The next step for me is to prep the weak areas with fiberglass, sand the entire car down and use a rust prevention primer. After that it'll be a breeze, tape her down and paint.
Re: Restoring the body
Sunday, May 21, 2006 2:10 PM
I am doing some body work on my 4 door 1986 Chevrolet Cavalier 2.0L OHV. I have all ready upgraded the stereo, rebuilt the head gasket, added new rims and tires 1 inch bigger than stock (14 inch motegi racing rims) and will in the future replace the worn suspension components that I originally replaced four years ago. The car was garage stored until a few of my family members had to use for a few months during the winter because the regular car's engine blew a piston through the bottom of the motor. The car drove great and while I was at college I had no idea. I came home and the car was in the garage but the some of the surface rust had rusted through. I was a little angry but knew the car needed some work anyway. I will put some pictures up in a few days. The passenger and drivers front doors are rusted at the bottom, but only surface rust and a little rust on the inner bead line of the bottom of the door. The frame is in great condition but both the inner and outer rocker panels need to be replaced. I already took care of removing part of the rocker panel on the right side and will probably use a compressor cutoff tool for the rest. I am looking for replacement steel inner and outer rocker panels for a 1986 four door cavalier. I looked underneath the car and it does not look that bad except for the broken brake line and rusted brake lines. I am just going to replace all the lines. I am thinking about just taking the whole thing apart and media baslting it but that requires al ot of money. The underneath of the car could stand to be media blasted or sand blasted. When you get a chance if you could give me some replies that would be awesome. Thanks again.
Re: Restoring the body
Monday, May 22, 2006 7:50 AM
Well That sounds similar to what I've had to do as well.
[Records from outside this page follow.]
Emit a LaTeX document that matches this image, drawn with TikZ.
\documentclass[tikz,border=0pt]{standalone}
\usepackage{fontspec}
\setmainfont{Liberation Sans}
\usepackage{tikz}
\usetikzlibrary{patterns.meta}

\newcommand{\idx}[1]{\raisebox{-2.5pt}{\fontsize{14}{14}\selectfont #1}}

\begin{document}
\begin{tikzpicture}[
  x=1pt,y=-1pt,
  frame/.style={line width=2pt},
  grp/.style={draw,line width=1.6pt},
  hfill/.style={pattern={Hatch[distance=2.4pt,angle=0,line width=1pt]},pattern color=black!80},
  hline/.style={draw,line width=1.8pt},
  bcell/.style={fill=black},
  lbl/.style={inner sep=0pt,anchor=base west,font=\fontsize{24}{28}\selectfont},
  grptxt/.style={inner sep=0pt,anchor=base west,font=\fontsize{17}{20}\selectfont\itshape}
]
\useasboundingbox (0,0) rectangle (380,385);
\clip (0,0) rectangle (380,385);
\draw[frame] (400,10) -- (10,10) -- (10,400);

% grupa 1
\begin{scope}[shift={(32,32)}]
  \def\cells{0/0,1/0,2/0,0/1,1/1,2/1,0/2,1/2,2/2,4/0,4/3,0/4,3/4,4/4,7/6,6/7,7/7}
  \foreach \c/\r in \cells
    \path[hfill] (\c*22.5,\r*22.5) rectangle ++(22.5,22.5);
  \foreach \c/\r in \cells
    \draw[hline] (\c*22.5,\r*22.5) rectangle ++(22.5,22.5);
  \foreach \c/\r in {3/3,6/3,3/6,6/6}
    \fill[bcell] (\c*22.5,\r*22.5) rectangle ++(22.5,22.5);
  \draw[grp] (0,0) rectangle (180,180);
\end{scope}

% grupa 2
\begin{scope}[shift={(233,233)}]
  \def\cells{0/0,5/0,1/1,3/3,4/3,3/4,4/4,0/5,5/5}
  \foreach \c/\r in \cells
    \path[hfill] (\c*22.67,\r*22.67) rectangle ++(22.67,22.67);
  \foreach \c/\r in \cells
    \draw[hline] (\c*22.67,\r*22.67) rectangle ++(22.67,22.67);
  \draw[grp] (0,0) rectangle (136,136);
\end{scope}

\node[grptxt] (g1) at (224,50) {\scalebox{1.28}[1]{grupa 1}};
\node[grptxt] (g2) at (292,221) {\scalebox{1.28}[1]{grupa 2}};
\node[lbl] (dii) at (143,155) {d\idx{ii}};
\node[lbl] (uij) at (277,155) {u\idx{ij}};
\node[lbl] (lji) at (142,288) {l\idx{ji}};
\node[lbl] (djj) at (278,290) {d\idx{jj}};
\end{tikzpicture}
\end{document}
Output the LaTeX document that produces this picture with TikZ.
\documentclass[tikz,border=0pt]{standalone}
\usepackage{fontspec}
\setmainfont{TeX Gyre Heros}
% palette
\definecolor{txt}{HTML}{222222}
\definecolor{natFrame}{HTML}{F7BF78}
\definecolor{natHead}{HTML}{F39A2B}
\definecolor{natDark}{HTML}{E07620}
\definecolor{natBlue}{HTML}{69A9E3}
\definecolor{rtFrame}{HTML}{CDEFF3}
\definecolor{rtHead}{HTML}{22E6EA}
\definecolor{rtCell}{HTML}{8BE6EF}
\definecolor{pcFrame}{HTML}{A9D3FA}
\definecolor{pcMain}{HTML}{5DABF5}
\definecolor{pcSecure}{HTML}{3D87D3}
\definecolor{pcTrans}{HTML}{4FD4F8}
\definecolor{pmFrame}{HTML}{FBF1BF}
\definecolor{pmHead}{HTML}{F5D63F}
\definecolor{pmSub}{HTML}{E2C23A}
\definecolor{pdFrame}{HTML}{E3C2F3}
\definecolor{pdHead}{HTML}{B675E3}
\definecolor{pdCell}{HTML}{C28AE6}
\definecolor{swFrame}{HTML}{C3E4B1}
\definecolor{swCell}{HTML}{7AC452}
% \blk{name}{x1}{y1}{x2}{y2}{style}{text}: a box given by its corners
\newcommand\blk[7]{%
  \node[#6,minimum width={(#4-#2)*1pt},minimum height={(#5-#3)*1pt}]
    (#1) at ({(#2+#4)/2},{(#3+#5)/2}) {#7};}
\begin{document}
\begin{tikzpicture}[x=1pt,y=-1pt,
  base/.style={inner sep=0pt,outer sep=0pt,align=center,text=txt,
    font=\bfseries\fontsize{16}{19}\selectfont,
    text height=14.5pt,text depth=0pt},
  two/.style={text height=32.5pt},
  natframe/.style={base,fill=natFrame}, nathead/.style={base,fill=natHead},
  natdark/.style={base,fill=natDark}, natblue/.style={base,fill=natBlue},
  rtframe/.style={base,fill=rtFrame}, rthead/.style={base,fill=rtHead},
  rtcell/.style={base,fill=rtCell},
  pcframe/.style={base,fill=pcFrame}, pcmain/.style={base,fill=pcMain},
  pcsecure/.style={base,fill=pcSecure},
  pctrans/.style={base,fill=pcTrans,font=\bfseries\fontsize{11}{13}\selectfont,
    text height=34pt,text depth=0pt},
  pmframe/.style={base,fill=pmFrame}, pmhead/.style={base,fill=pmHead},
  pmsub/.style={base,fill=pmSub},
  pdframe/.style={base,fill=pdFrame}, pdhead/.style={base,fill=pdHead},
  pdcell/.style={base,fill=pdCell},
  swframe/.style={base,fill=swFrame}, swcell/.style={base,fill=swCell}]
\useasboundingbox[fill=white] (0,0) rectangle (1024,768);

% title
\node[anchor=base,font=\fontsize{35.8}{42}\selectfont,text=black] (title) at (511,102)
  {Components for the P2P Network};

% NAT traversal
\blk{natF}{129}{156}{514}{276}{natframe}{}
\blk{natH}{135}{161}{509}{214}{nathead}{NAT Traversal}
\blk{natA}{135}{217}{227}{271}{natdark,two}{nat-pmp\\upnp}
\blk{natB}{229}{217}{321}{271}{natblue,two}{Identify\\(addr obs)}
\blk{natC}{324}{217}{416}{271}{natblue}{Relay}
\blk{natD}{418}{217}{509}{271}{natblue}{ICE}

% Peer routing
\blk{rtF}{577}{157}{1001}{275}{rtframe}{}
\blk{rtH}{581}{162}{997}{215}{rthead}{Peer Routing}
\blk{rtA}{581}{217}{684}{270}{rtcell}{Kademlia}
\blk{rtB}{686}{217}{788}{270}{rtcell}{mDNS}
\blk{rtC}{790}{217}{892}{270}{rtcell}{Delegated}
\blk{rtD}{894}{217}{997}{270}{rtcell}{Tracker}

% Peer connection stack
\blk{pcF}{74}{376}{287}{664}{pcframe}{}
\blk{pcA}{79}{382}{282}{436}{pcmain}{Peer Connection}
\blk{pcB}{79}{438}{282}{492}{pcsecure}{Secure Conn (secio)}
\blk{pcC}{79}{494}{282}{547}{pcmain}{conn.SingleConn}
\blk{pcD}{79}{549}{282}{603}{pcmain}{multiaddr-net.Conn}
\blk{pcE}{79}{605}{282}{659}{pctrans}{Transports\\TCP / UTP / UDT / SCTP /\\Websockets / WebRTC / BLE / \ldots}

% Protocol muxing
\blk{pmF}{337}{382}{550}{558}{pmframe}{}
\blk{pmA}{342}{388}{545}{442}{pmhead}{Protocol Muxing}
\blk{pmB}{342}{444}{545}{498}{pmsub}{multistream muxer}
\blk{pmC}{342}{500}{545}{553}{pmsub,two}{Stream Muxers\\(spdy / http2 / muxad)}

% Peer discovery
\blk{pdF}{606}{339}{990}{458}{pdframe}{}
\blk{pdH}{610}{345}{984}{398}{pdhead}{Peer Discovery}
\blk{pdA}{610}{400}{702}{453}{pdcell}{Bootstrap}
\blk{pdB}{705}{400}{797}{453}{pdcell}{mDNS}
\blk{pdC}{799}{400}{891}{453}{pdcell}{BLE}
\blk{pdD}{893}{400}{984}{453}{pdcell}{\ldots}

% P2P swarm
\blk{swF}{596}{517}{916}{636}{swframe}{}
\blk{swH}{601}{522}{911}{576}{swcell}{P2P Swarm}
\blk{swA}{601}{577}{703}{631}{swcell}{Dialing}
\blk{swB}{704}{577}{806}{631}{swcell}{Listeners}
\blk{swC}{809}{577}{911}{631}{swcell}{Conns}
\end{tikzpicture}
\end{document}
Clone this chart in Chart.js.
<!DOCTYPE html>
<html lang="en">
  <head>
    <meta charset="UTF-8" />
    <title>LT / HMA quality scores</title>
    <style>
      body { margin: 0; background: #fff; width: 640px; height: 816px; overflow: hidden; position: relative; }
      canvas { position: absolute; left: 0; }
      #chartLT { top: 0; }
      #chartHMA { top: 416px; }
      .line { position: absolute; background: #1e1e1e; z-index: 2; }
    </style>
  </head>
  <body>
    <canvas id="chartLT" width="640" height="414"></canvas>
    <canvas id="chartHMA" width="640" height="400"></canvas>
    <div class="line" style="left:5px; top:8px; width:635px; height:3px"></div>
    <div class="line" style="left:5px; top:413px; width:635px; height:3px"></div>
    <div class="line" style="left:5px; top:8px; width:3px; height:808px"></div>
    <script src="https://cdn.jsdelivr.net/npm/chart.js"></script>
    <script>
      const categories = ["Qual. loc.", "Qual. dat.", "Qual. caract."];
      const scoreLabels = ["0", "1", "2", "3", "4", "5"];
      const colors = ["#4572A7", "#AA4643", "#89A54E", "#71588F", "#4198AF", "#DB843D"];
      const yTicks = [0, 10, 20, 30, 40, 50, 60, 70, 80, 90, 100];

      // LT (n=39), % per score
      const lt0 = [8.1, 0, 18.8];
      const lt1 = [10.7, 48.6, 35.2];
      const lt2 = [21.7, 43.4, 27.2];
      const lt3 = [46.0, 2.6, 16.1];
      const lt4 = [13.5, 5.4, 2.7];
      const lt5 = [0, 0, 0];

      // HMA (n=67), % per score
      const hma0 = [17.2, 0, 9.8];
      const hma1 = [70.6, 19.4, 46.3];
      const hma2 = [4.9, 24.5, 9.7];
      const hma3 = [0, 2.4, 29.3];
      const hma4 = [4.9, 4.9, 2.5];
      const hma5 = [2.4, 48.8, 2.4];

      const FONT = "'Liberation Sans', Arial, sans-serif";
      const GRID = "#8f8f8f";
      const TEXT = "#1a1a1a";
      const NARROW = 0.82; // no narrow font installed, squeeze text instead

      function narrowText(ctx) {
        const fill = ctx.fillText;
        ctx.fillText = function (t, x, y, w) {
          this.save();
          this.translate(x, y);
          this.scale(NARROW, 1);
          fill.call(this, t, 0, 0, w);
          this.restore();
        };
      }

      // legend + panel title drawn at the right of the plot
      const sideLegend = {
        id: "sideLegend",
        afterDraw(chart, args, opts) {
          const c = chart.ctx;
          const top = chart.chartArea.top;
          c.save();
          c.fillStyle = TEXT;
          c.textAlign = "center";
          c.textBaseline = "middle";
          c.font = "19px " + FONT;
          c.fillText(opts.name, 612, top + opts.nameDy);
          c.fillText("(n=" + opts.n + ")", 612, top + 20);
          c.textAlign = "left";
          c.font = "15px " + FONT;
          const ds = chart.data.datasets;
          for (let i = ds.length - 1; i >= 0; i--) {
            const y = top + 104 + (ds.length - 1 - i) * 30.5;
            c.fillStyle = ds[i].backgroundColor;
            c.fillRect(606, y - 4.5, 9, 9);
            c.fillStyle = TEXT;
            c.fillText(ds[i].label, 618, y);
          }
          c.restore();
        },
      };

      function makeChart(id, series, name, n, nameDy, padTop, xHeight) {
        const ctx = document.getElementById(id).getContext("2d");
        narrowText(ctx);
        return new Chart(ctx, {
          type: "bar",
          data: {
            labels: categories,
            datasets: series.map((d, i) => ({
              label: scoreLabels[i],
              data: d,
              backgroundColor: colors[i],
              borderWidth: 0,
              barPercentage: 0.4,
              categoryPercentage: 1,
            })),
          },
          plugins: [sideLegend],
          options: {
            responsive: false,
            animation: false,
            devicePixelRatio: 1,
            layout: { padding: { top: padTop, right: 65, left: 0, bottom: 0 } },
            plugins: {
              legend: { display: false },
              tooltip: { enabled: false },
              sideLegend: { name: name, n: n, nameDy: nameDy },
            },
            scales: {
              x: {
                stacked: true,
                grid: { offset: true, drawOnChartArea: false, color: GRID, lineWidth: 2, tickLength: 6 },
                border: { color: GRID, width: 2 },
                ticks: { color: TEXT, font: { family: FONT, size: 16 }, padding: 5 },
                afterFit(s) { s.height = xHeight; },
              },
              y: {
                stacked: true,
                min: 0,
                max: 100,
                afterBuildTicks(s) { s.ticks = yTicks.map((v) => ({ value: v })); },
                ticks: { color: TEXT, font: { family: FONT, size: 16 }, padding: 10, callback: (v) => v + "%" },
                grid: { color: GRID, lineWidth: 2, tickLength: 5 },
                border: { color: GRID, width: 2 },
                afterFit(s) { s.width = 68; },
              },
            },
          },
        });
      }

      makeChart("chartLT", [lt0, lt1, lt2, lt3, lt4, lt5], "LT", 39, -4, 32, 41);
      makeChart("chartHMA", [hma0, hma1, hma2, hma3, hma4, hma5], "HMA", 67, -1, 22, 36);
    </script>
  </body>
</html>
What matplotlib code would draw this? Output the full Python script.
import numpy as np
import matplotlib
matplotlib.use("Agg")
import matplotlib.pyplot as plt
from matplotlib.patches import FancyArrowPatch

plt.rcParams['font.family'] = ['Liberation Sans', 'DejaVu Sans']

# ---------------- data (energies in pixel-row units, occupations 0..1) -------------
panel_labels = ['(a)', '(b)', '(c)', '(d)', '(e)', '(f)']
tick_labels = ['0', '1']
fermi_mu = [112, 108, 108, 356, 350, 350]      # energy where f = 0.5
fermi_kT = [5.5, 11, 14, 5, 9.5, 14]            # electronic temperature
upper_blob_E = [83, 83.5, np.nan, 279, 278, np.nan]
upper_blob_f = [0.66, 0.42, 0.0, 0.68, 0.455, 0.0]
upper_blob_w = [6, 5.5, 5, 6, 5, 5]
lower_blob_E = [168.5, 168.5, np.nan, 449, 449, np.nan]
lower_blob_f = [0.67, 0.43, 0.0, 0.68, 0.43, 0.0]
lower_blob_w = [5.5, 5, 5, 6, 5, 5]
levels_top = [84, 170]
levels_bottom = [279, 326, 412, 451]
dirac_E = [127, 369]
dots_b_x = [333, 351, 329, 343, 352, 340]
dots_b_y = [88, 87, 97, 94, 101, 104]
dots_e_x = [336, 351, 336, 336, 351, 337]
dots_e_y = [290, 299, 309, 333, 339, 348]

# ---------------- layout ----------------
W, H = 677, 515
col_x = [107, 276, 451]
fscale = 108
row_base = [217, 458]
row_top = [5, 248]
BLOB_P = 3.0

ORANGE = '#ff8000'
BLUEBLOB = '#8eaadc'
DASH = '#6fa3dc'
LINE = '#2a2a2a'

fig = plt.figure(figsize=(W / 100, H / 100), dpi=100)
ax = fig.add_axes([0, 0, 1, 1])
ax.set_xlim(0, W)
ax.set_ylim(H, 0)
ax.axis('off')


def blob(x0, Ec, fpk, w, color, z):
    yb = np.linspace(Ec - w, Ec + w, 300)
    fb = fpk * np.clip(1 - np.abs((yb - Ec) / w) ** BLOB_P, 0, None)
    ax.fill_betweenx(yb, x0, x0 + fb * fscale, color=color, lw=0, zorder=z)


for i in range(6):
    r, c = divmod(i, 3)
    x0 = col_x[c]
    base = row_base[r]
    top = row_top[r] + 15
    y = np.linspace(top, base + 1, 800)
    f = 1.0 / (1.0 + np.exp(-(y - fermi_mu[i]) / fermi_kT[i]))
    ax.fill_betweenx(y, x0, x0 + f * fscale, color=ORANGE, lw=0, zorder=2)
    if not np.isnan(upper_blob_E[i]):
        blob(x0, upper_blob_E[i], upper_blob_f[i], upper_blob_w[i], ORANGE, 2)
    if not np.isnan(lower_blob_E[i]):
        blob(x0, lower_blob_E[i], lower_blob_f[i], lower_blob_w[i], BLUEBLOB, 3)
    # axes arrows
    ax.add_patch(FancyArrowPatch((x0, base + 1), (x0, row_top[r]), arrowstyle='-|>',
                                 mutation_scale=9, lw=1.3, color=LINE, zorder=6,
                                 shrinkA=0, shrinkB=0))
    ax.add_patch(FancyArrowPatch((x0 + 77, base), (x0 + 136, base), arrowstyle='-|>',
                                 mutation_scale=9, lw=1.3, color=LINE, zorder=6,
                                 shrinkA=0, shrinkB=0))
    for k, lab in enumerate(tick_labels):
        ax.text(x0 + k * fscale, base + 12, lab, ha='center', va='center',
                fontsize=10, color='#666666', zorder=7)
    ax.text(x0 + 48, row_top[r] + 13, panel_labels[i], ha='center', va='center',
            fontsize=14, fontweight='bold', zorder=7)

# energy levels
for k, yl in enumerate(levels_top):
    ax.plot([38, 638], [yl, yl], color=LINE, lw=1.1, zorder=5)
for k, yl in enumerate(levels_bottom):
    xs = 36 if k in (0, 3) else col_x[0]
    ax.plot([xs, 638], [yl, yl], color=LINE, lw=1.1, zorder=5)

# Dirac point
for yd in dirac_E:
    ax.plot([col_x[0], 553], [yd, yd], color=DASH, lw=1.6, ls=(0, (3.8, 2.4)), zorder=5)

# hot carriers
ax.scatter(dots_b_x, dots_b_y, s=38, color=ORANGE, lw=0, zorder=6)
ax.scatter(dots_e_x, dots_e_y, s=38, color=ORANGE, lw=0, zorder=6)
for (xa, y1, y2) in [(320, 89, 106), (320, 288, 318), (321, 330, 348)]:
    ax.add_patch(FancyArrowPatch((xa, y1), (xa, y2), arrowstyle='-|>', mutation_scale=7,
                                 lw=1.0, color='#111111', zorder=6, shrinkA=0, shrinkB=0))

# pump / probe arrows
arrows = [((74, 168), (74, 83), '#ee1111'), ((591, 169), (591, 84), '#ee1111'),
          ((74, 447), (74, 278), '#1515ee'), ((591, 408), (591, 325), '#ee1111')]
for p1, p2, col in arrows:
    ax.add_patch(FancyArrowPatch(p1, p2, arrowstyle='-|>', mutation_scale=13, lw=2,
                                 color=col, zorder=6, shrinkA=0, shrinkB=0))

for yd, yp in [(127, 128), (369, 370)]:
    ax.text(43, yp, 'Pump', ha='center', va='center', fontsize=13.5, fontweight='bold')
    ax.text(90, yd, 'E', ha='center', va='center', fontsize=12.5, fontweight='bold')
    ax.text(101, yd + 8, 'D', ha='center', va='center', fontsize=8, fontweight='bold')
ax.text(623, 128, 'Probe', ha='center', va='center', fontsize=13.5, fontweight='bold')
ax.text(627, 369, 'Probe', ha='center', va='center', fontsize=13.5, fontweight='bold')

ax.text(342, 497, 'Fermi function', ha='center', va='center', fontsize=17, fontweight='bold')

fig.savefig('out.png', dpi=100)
Granted I didn't have to blast it but then again the underside of my car is literally perfect. I have no idea why but hey whatever...

My rocker panels are bad too. My approach is a bit different though. I cut off the bad stuff, ground off the rust and applied the convertor. So I assume that so far the rust is 'dead'. My approach on this particular area now is going to covering it with side skirts. I MIGHT weld in a little metal before but I don't think that the structural integrity is being compromised from the rocker panels. I realize that there are no side skirts available for this generation but I'm planning on designing and constructing some, probably a very simple design to keep with the 'blockish' look of the car.

I too plan on posting a few pics. In fact I'll probably do that today but trust me it's nothing to look at right now. haha

Re: Restoring the body
Wednesday, May 24, 2006 9:49 PM
you should use some side skirts of a 2nd gen z24 i got some at a scrap yard for 40 bucks for the pair ans they fit perfect.
Re: Restoring the body
Thursday, May 25, 2006 7:05 AM
Dang I didn't realize that. I imagine it's not the same with the front and rear though... I'll probably have alot of little mods to do to get it all to look right.
Re: Restoring the body
Thursday, June 01, 2006 5:56 AM
well to my dismay I am posting this... As you all know I used that rust convertor which did it's job partially but there are spots that are bleeding. No bubbling since I never covered it with paint... I mean the May rains are almost over but I wanted to see if it would last before I painted it.

My question is should I throw primer on it or what??? Will this rust come back?

It's not BAD but you can definetely see it bleeding through the rust convertor in places.